The Robeson County Sheriff's Office arrested 10 volunteer firefighters Tuesday on 90 arson related charges.
Deputies said they set fires at abandoned houses and wooded areas in the past year in the Fairmont community.
Many people have a lot of questions, including why a firefighter would want to start a fire. They question if it had to do with money, but the Robeson County Fire Marshal said the volunteer firefighters charged in the crimes didn't get paid for setting the fires.
North Carolina State Firefighters' Association Executive Director Tim Bradley said in most cases, volunteer firefighters set fires for the love of firefighting.
"Most of the time, right, when you have volunteer firefighters, young volunteer firefighters, that are associated with unlawful burning or arson. It's an issue of giving them something to do. Drive the truck. Fight the fire. An adrenaline issue. And then all of a sudden, he begins to think this old barn over here, it really wouldn't hurt anybody, if I burned it, you know, I could be the first to drive the truck. That's sort of the evolution of that occurs. I don't think it's a criminal intent. As much as it is the intent of to do something exciting and be able to put it out, hence the vacant buildings they were burning.
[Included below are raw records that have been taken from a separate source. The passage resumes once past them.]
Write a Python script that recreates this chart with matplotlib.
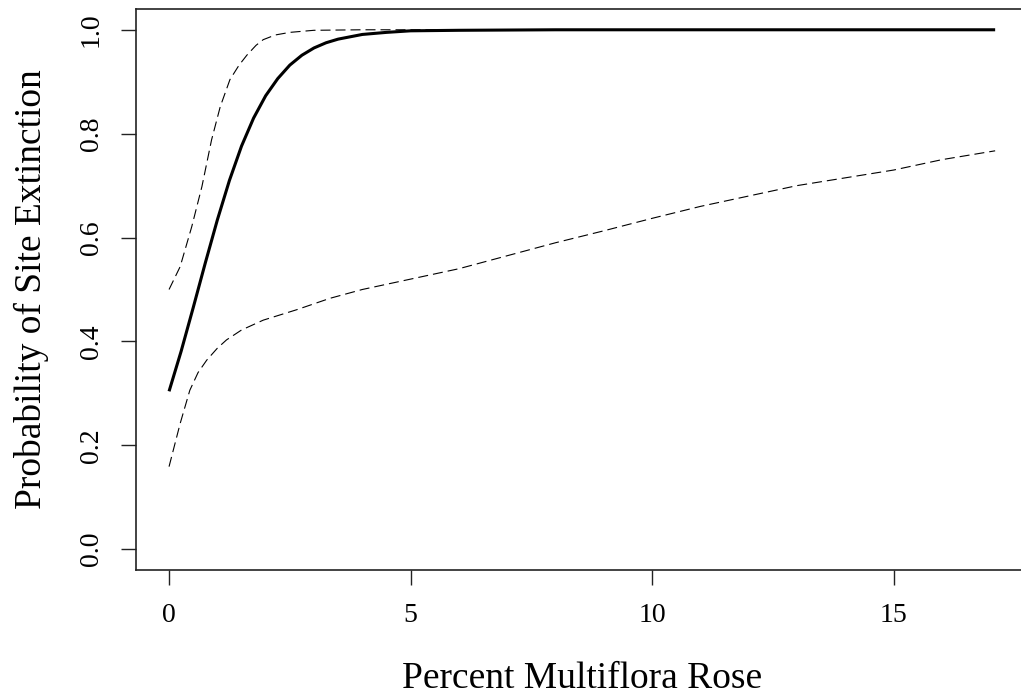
import numpy as np
import matplotlib
matplotlib.use("Agg")
import matplotlib.pyplot as plt

x_mean = [0, 0.25, 0.5, 0.75, 1.0, 1.25, 1.5, 1.75, 2.0, 2.25, 2.5, 2.75, 3.0, 3.25, 3.5, 4.0, 4.5, 5.0,
          6.0, 8.0, 17.1]
p_mean = [0.304, 0.381, 0.465, 0.551, 0.634, 0.710, 0.776, 0.830, 0.873, 0.906, 0.932, 0.951, 0.965,
          0.975, 0.982, 0.991, 0.995, 0.998, 0.999, 1.0, 1.0]

x_upper = [0, 0.23, 0.47, 0.68, 0.88, 1.06, 1.26, 1.45, 1.61, 1.8, 1.95, 2.2, 2.5, 3.0, 4.0, 17.1]
p_upper = [0.50, 0.544, 0.621, 0.698, 0.788, 0.852, 0.904, 0.932, 0.951, 0.970, 0.981, 0.990, 0.995,
           0.999, 1.0, 1.0]

x_lower = [0, 0.23, 0.43, 0.6, 0.78, 1.0, 1.19, 1.5, 1.95, 2.64, 3.33, 4, 5, 6, 7, 8, 9, 10, 11, 12, 13,
           14, 15, 16, 17.1]
p_lower = [0.159, 0.242, 0.306, 0.340, 0.364, 0.387, 0.403, 0.422, 0.441, 0.461, 0.483, 0.50, 0.52, 0.54,
           0.565, 0.59, 0.613, 0.637, 0.66, 0.68, 0.70, 0.715, 0.73, 0.75, 0.767]

xticks = [0, 5, 10, 15]
yticks = [0.0, 0.2, 0.4, 0.6, 0.8, 1.0]

plt.rcParams['font.family'] = 'Liberation Serif'

fig = plt.figure(figsize=(10.21, 6.98), dpi=100)
ax = fig.add_axes([136/1021, 1 - 570/698, (1028-136)/1021, (570-9)/698])

ax.plot(x_mean, p_mean, color='black', lw=2.2, solid_capstyle='butt', solid_joinstyle='round')
ax.plot(x_upper, p_upper, color='black', lw=0.8, dashes=(9, 4.5))
ax.plot(x_lower, p_lower, color='black', lw=0.8, dashes=(9, 4.5))

ax.set_xlim(-0.684, 17.78)
ax.set_ylim(-0.04, 1.04)
ax.set_xticks(xticks)
ax.set_xticklabels([str(t) for t in xticks])
ax.set_yticks(yticks)
ax.set_yticklabels(['%.1f' % t for t in yticks], rotation=90, va='center')
ax.tick_params(direction='out', length=11, width=1.0, labelsize=20, pad=13, color='#222222')
ax.tick_params(axis='y', pad=12)
for s in ax.spines.values():
    s.set_linewidth(1.2)
    s.set_color('#222222')
ax.spines['right'].set_visible(False)

ax.set_xlabel('Percent Multiflora Rose', fontsize=27, labelpad=24)
ax.set_ylabel('Probability of Site Extinction', fontsize=27, labelpad=22)

fig.savefig('out.png', dpi=100)
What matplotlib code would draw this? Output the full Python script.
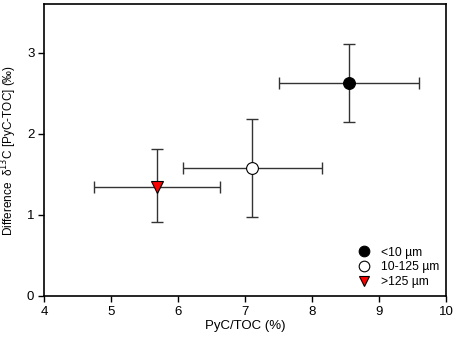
import matplotlib
matplotlib.use("Agg")
import matplotlib.pyplot as plt

plt.rcParams["font.family"] = ["Liberation Sans", "DejaVu Sans"]

# 数据
labels = ["<10 µm", "10-125 µm", ">125 µm"]
pyc_toc = [8.55, 7.10, 5.68]
pyc_toc_lo = [7.50, 6.07, 4.74]
pyc_toc_hi = [9.60, 8.15, 6.62]
diff = [2.63, 1.58, 1.35]
diff_lo = [2.15, 0.98, 0.91]
diff_hi = [3.11, 2.18, 1.81]

markers = ["o", "o", "v"]
faces = ["black", "white", "red"]

fig = plt.figure(figsize=(4.59, 3.47), dpi=100)
ax = fig.add_axes([0.096, 0.147, 0.876, 0.841])

for i in range(len(labels)):
    xe = [[pyc_toc[i] - pyc_toc_lo[i]], [pyc_toc_hi[i] - pyc_toc[i]]]
    ye = [[diff[i] - diff_lo[i]], [diff_hi[i] - diff[i]]]
    ax.errorbar(pyc_toc[i], diff[i], xerr=xe, yerr=ye, fmt="none",
                ecolor="#333333", elinewidth=1.0, capsize=4, capthick=1.0, zorder=2)
    ax.plot(pyc_toc[i], diff[i], marker=markers[i], ms=8.5 if markers[i] == "o" else 8,
            mfc=faces[i], mec="black", mew=0.8, ls="none", label=labels[i], zorder=3)

ax.set_xlim(4, 10)
ax.set_ylim(0, 3.6)
ax.set_xticks([4, 5, 6, 7, 8, 9, 10])
ax.set_yticks([0, 1, 2, 3])
ax.tick_params(direction="out", length=4, width=1, labelsize=9.5, pad=3)
for s in ax.spines.values():
    s.set_linewidth(1.2)

ax.set_xlabel("PyC/TOC (%)", fontsize=9.5, labelpad=2)
ax.set_ylabel("Difference  δ$^{13}$C [PyC-TOC] (‰)", fontsize=8.5, labelpad=6)

ax.legend(loc="lower right", frameon=False, fontsize=8.7, handletextpad=0.9,
          labelspacing=0.22, borderaxespad=0.5, handlelength=1.0, markerscale=0.9,
          bbox_to_anchor=(1.01, -0.01))

plt.savefig("out.png", dpi=100)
If they were burning occupied buildings, it would be more of a criminal intent," said Bradley.
Bradley also said background checks aren't required for volunteer firefighters, but the individual fire departments can conduct background checks if they find it necessary.
"In situations like this, you get a young kid that's got a perfect background. He joins the volunteer department. Runs a few calls and it's fun," said Bradley.
He added North Carolina state law also doesn't require firefighters to be certified.
Bradley explained, "Actually, no firefighter according to state law has to be certified. Most municipalities in many volunteer departments require certification eventually. But volunteers, no firefighters in North Carolina have to be certified. It's up to the local jurisdiction."
Deputies said this investigation is ongoing.